April 20, 2024

The Section 702 economic risks that few are talking about

Corporations and investors are rightfully examining their geopolitical risk exposure in light of the Iranian strike against Israel and the Israeli response.

However, there’s an underappreciated political risk far closer to home that could significantly impact the U.S. and United Kingdom business communities and which geopolitical analysts should add to their risk portfolio – the potential lapse of U.S. Section 702 authority. The Senate moved to extend the authority on Thursday after a rocky path in the House of Representatives, but challenging politics around Section 702 could constitute an ongoing threat to American and British investors and corporations alike, even if the Senate passes the extension in short order.

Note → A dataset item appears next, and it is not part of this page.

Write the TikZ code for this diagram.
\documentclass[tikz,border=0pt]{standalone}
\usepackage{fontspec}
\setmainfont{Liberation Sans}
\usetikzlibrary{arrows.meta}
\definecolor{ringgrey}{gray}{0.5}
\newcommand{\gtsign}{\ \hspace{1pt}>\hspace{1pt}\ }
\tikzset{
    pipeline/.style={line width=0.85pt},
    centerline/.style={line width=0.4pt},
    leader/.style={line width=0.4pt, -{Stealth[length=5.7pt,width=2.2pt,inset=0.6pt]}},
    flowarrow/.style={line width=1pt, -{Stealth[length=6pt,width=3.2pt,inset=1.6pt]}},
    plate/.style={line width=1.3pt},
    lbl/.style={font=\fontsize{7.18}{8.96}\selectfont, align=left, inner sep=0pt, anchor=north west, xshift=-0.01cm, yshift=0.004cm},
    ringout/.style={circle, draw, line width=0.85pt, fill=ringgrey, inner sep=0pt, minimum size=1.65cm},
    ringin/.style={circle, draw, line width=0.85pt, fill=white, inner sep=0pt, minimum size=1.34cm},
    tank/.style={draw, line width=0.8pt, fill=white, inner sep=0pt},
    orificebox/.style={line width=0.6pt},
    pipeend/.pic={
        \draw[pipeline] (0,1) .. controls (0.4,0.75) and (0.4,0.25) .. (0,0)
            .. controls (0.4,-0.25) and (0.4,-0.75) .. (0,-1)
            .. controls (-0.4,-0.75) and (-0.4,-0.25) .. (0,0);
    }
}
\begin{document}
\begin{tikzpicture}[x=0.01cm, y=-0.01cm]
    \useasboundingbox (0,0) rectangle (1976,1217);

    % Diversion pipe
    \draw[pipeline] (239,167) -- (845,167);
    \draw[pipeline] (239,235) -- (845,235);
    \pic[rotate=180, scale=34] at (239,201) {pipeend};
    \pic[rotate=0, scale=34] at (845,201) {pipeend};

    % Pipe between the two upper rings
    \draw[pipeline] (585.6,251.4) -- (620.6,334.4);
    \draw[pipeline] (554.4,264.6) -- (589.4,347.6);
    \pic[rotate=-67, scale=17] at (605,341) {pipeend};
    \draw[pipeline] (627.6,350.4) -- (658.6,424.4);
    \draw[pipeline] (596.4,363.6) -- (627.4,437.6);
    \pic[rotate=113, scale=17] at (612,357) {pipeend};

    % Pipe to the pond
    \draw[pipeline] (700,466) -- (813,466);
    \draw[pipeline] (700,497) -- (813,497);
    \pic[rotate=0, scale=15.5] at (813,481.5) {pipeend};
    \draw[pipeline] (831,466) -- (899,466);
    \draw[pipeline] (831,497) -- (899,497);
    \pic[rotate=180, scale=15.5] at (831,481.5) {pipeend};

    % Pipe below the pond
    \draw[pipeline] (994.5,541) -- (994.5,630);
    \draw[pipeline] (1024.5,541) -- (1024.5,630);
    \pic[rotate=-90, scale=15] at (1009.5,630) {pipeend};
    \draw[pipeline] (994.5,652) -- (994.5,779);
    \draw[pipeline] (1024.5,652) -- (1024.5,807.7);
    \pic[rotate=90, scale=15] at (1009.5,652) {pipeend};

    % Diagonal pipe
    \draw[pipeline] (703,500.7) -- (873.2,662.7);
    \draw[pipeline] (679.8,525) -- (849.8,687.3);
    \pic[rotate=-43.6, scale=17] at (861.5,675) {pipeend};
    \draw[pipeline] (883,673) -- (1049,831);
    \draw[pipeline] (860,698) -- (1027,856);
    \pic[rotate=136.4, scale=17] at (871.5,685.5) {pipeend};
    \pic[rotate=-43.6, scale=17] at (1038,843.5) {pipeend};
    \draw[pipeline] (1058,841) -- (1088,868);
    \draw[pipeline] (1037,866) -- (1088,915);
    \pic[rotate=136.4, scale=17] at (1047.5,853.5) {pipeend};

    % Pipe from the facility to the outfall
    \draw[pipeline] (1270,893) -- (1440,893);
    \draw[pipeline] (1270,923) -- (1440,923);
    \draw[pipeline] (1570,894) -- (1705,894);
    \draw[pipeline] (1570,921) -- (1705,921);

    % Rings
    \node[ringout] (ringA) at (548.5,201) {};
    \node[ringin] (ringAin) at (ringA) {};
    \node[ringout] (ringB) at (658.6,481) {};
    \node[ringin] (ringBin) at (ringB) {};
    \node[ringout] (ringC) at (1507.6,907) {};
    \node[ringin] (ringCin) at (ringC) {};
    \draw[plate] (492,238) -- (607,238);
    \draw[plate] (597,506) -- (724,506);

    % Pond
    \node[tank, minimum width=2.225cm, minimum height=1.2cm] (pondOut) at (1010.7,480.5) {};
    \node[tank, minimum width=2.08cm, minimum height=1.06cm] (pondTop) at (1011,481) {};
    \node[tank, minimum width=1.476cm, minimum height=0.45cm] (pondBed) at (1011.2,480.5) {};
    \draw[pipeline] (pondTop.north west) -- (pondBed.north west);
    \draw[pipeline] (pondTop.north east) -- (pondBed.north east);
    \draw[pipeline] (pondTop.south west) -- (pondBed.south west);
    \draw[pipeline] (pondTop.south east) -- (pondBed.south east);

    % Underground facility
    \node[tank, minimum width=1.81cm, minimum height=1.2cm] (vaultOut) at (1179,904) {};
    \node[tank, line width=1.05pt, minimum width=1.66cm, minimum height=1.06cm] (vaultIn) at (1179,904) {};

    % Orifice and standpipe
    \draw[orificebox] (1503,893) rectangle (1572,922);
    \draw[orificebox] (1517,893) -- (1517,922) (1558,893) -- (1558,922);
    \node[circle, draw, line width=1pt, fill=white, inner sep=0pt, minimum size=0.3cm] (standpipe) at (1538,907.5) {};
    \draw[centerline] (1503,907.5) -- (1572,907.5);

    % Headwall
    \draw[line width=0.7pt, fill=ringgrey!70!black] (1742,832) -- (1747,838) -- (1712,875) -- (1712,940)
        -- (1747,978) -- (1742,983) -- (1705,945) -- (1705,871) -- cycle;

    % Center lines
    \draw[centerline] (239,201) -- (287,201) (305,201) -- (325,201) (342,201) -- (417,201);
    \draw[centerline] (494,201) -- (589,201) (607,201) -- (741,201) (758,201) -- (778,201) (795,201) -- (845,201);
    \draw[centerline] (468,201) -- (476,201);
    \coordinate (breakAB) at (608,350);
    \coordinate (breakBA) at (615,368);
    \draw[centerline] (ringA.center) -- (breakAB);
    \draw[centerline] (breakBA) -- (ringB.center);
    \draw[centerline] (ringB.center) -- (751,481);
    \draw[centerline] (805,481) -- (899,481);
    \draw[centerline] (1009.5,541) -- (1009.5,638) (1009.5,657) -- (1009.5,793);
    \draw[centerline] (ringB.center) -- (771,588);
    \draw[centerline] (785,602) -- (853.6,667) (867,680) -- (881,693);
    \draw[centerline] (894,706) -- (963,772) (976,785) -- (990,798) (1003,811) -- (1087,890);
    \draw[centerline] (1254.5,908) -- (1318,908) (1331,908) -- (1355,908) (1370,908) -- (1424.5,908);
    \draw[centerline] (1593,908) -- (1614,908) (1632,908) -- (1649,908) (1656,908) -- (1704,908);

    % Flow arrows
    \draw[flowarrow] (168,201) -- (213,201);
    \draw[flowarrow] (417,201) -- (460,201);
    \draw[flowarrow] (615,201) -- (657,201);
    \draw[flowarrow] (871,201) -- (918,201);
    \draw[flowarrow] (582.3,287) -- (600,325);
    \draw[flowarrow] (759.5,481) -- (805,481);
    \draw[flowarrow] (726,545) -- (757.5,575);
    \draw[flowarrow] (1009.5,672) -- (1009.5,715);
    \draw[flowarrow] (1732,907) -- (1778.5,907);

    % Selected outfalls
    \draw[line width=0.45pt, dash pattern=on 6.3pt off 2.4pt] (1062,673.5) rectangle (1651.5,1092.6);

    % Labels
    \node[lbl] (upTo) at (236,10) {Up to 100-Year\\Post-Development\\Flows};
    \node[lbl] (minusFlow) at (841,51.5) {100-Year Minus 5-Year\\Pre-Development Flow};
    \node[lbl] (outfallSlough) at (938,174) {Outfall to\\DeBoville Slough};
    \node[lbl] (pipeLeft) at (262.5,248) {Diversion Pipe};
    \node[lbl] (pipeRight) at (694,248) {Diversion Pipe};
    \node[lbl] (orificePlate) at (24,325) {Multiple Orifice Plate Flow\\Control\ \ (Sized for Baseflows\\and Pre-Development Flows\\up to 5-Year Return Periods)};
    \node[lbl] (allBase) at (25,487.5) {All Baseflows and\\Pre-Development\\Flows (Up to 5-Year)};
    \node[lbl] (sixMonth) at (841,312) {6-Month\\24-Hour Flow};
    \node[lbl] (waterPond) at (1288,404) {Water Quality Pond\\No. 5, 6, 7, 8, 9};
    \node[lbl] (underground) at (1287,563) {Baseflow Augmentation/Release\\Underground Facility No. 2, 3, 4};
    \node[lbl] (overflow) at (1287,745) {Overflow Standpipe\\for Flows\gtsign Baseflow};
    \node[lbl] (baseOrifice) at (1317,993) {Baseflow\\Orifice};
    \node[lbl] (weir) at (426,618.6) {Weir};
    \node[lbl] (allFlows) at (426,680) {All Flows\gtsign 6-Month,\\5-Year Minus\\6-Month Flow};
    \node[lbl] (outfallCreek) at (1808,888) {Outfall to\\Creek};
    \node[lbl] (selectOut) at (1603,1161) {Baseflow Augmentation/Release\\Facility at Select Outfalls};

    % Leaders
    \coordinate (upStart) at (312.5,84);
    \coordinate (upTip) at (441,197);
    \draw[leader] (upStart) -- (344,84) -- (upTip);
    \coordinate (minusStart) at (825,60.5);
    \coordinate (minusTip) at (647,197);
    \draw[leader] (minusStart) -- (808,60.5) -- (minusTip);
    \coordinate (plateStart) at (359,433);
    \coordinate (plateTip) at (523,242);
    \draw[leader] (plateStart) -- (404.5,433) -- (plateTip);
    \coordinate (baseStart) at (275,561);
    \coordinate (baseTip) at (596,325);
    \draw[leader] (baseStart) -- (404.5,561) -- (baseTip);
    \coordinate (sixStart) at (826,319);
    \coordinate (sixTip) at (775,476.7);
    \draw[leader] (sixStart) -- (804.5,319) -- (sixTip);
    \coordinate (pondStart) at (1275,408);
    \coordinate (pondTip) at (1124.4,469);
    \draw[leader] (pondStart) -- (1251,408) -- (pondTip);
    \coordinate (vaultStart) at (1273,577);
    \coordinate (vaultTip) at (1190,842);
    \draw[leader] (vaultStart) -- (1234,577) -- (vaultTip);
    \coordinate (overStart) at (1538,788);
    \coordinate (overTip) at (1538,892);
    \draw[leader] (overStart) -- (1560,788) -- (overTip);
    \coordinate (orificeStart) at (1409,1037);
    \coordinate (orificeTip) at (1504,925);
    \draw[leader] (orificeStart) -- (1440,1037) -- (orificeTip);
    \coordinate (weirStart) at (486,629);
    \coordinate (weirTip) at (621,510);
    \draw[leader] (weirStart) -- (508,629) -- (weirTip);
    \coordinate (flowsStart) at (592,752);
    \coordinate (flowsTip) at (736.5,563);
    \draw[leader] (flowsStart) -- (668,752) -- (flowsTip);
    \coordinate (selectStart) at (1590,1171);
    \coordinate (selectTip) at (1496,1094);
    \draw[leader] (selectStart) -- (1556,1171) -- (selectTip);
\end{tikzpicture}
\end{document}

The U.S. business community and its British partners should be fully invested in Section 702’s reauthorization, and, equally important, pay attention to evolving politics on Section 702 if there is a change of administration.

The authority is uniquely suited to address threats that either did not exist or have metastasized since FISA’s last reauthorization in 2018. For example, U.S. energy companies have faced a wave of cyber threats over the last five years. The May 2021 ransomware attack on the Colonial Pipeline, which resulted in significant delays in gasoline deliveries to Americans, epitomized increasing cyberattacks against U.S. critical infrastructure. Section 702 has become the primary tool to detect and thwart these attacks.

This cyber threat will likely increase in light of Iran’s strike, and both the U.S. and the U.K. could be targets given their defense of Israel against Iranian missiles. Iran will not strike them directly; instead, it will likely rely on shadow cyber attacks, along with proxy forces, such as the Houthis, to harass U.S. and U.K. interests.

American and British companies should expect enhanced cyber attacks out of Tehran, similar to what Iran launched in 2022 against Britain and what it constantly unleashes on the U.S. These threats will become harder to stop were Section 702 to disappear.